- _What you are asked to do_: Every line of the records must be repeated exactly; pictures stay out.

══ Exercise material

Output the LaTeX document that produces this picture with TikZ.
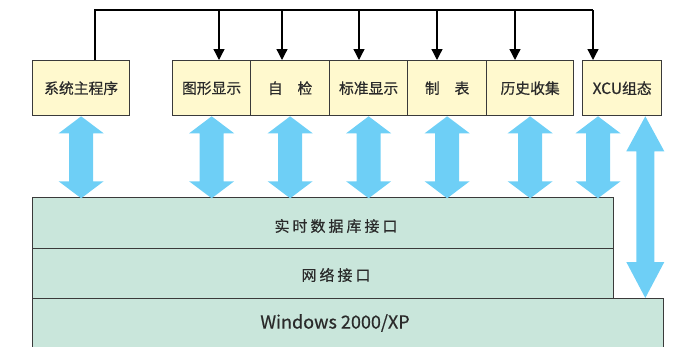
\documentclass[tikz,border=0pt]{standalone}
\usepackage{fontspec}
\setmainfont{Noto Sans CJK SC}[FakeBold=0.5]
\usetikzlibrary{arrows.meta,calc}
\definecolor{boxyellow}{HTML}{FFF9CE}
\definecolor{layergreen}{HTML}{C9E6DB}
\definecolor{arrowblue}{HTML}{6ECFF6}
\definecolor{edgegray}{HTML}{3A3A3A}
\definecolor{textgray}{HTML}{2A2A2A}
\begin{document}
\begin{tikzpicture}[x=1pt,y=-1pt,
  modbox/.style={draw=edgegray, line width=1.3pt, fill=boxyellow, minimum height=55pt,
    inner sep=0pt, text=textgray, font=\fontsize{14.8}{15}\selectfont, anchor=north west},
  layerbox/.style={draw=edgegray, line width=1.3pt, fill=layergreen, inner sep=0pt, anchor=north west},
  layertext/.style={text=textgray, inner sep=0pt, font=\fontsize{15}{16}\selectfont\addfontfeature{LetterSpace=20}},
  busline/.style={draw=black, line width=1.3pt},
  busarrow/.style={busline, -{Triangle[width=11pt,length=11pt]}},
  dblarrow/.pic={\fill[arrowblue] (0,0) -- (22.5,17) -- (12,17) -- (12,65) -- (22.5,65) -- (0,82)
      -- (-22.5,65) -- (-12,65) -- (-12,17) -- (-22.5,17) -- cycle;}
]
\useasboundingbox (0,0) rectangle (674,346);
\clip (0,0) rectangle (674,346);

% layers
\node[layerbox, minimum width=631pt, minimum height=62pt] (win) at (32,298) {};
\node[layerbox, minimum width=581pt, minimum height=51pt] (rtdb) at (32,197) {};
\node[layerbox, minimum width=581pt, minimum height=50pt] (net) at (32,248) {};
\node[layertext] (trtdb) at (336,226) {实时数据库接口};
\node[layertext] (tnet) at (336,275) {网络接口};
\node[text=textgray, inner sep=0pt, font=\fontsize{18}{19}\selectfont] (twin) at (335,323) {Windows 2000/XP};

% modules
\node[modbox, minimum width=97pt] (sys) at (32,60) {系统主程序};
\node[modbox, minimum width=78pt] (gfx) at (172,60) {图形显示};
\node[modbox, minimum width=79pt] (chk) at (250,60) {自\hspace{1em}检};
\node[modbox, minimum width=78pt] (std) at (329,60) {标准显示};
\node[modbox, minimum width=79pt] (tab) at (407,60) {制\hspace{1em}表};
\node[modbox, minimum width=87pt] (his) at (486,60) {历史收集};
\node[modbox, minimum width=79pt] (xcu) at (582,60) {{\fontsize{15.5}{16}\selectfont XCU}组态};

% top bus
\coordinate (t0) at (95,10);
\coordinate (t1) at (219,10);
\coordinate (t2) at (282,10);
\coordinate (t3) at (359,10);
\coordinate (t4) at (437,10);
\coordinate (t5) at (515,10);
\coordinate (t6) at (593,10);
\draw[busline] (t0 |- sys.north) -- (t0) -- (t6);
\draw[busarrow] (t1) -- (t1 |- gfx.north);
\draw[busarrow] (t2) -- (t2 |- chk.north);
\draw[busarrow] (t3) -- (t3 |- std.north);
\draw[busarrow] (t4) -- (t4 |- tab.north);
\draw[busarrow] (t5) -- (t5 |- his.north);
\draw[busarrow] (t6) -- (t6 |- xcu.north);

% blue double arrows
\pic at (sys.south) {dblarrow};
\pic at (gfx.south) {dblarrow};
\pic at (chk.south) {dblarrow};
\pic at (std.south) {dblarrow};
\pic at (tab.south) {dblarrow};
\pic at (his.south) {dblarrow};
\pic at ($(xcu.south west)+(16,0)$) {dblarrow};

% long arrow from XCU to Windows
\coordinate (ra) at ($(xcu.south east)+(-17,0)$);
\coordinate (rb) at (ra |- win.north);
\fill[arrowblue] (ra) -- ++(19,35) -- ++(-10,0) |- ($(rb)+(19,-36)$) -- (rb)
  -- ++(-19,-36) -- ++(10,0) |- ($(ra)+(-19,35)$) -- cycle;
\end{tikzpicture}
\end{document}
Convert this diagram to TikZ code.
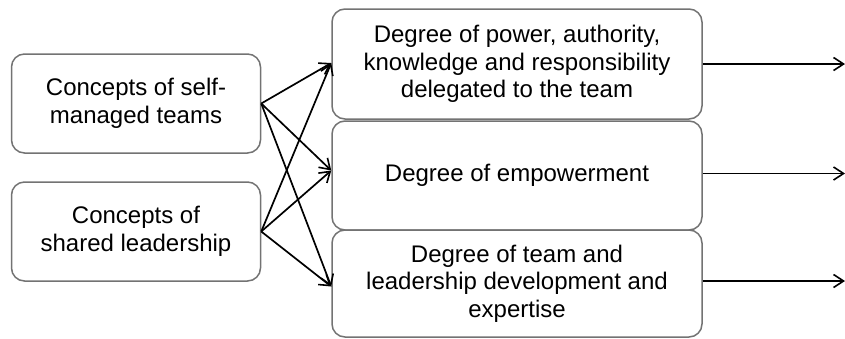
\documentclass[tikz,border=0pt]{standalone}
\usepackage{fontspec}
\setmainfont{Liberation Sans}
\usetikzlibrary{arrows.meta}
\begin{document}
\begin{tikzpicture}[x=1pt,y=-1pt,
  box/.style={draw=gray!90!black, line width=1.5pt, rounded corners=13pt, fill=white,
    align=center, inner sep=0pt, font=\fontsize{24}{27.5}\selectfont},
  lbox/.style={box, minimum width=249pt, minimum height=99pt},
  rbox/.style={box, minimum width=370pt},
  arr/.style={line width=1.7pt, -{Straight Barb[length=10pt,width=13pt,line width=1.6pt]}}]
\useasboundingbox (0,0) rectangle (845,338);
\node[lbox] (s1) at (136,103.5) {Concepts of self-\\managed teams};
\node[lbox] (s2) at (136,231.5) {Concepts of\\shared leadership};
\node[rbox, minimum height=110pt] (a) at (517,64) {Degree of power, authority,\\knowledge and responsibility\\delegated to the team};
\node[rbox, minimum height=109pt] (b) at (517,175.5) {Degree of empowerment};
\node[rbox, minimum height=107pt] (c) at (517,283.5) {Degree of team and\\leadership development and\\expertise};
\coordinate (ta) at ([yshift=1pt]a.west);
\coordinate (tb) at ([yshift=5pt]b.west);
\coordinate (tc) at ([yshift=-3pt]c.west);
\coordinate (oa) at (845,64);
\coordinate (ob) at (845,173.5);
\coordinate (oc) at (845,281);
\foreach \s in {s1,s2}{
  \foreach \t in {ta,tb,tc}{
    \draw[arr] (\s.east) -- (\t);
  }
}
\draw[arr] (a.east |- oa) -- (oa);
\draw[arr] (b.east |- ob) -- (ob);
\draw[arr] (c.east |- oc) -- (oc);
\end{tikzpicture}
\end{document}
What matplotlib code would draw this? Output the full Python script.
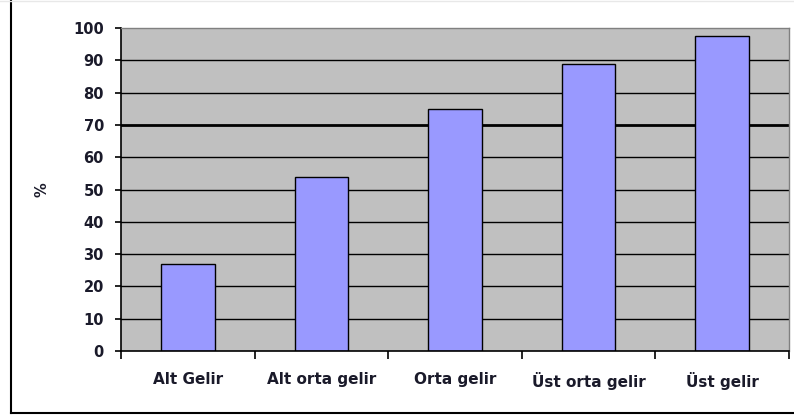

════

- _Solved problem_:
Output the LaTeX document that produces this picture with TikZ.
\documentclass[tikz,border=0pt]{standalone}
\usepackage{fontspec}
\setmainfont{Noto Sans CJK SC}[FakeBold=0.5]
\usetikzlibrary{arrows.meta,calc}
\definecolor{boxyellow}{HTML}{FFF9CE}
\definecolor{layergreen}{HTML}{C9E6DB}
\definecolor{arrowblue}{HTML}{6ECFF6}
\definecolor{edgegray}{HTML}{3A3A3A}
\definecolor{textgray}{HTML}{2A2A2A}
\begin{document}
\begin{tikzpicture}[x=1pt,y=-1pt,
  modbox/.style={draw=edgegray, line width=1.3pt, fill=boxyellow, minimum height=55pt,
    inner sep=0pt, text=textgray, font=\fontsize{14.8}{15}\selectfont, anchor=north west},
  layerbox/.style={draw=edgegray, line width=1.3pt, fill=layergreen, inner sep=0pt, anchor=north west},
  layertext/.style={text=textgray, inner sep=0pt, font=\fontsize{15}{16}\selectfont\addfontfeature{LetterSpace=20}},
  busline/.style={draw=black, line width=1.3pt},
  busarrow/.style={busline, -{Triangle[width=11pt,length=11pt]}},
  dblarrow/.pic={\fill[arrowblue] (0,0) -- (22.5,17) -- (12,17) -- (12,65) -- (22.5,65) -- (0,82)
      -- (-22.5,65) -- (-12,65) -- (-12,17) -- (-22.5,17) -- cycle;}
]
\useasboundingbox (0,0) rectangle (674,346);
\clip (0,0) rectangle (674,346);

% layers
\node[layerbox, minimum width=631pt, minimum height=62pt] (win) at (32,298) {};
\node[layerbox, minimum width=581pt, minimum height=51pt] (rtdb) at (32,197) {};
\node[layerbox, minimum width=581pt, minimum height=50pt] (net) at (32,248) {};
\node[layertext] (trtdb) at (336,226) {实时数据库接口};
\node[layertext] (tnet) at (336,275) {网络接口};
\node[text=textgray, inner sep=0pt, font=\fontsize{18}{19}\selectfont] (twin) at (335,323) {Windows 2000/XP};

% modules
\node[modbox, minimum width=97pt] (sys) at (32,60) {系统主程序};
\node[modbox, minimum width=78pt] (gfx) at (172,60) {图形显示};
\node[modbox, minimum width=79pt] (chk) at (250,60) {自\hspace{1em}检};
\node[modbox, minimum width=78pt] (std) at (329,60) {标准显示};
\node[modbox, minimum width=79pt] (tab) at (407,60) {制\hspace{1em}表};
\node[modbox, minimum width=87pt] (his) at (486,60) {历史收集};
\node[modbox, minimum width=79pt] (xcu) at (582,60) {{\fontsize{15.5}{16}\selectfont XCU}组态};

% top bus
\coordinate (t0) at (95,10);
\coordinate (t1) at (219,10);
\coordinate (t2) at (282,10);
\coordinate (t3) at (359,10);
\coordinate (t4) at (437,10);
\coordinate (t5) at (515,10);
\coordinate (t6) at (593,10);
\draw[busline] (t0 |- sys.north) -- (t0) -- (t6);
\draw[busarrow] (t1) -- (t1 |- gfx.north);
\draw[busarrow] (t2) -- (t2 |- chk.north);
\draw[busarrow] (t3) -- (t3 |- std.north);
\draw[busarrow] (t4) -- (t4 |- tab.north);
\draw[busarrow] (t5) -- (t5 |- his.north);
\draw[busarrow] (t6) -- (t6 |- xcu.north);

% blue double arrows
\pic at (sys.south) {dblarrow};
\pic at (gfx.south) {dblarrow};
\pic at (chk.south) {dblarrow};
\pic at (std.south) {dblarrow};
\pic at (tab.south) {dblarrow};
\pic at (his.south) {dblarrow};
\pic at ($(xcu.south west)+(16,0)$) {dblarrow};

% long arrow from XCU to Windows
\coordinate (ra) at ($(xcu.south east)+(-17,0)$);
\coordinate (rb) at (ra |- win.north);
\fill[arrowblue] (ra) -- ++(19,35) -- ++(-10,0) |- ($(rb)+(19,-36)$) -- (rb)
  -- ++(-19,-36) -- ++(10,0) |- ($(ra)+(-19,35)$) -- cycle;
\end{tikzpicture}
\end{document}
Convert this diagram to TikZ code.
\documentclass[tikz,border=0pt]{standalone}
\usepackage{fontspec}
\setmainfont{Liberation Sans}
\usetikzlibrary{arrows.meta}
\begin{document}
\begin{tikzpicture}[x=1pt,y=-1pt,
  box/.style={draw=gray!90!black, line width=1.5pt, rounded corners=13pt, fill=white,
    align=center, inner sep=0pt, font=\fontsize{24}{27.5}\selectfont},
  lbox/.style={box, minimum width=249pt, minimum height=99pt},
  rbox/.style={box, minimum width=370pt},
  arr/.style={line width=1.7pt, -{Straight Barb[length=10pt,width=13pt,line width=1.6pt]}}]
\useasboundingbox (0,0) rectangle (845,338);
\node[lbox] (s1) at (136,103.5) {Concepts of self-\\managed teams};
\node[lbox] (s2) at (136,231.5) {Concepts of\\shared leadership};
\node[rbox, minimum height=110pt] (a) at (517,64) {Degree of power, authority,\\knowledge and responsibility\\delegated to the team};
\node[rbox, minimum height=109pt] (b) at (517,175.5) {Degree of empowerment};
\node[rbox, minimum height=107pt] (c) at (517,283.5) {Degree of team and\\leadership development and\\expertise};
\coordinate (ta) at ([yshift=1pt]a.west);
\coordinate (tb) at ([yshift=5pt]b.west);
\coordinate (tc) at ([yshift=-3pt]c.west);
\coordinate (oa) at (845,64);
\coordinate (ob) at (845,173.5);
\coordinate (oc) at (845,281);
\foreach \s in {s1,s2}{
  \foreach \t in {ta,tb,tc}{
    \draw[arr] (\s.east) -- (\t);
  }
}
\draw[arr] (a.east |- oa) -- (oa);
\draw[arr] (b.east |- ob) -- (ob);
\draw[arr] (c.east |- oc) -- (oc);
\end{tikzpicture}
\end{document}
What matplotlib code would draw this? Output the full Python script.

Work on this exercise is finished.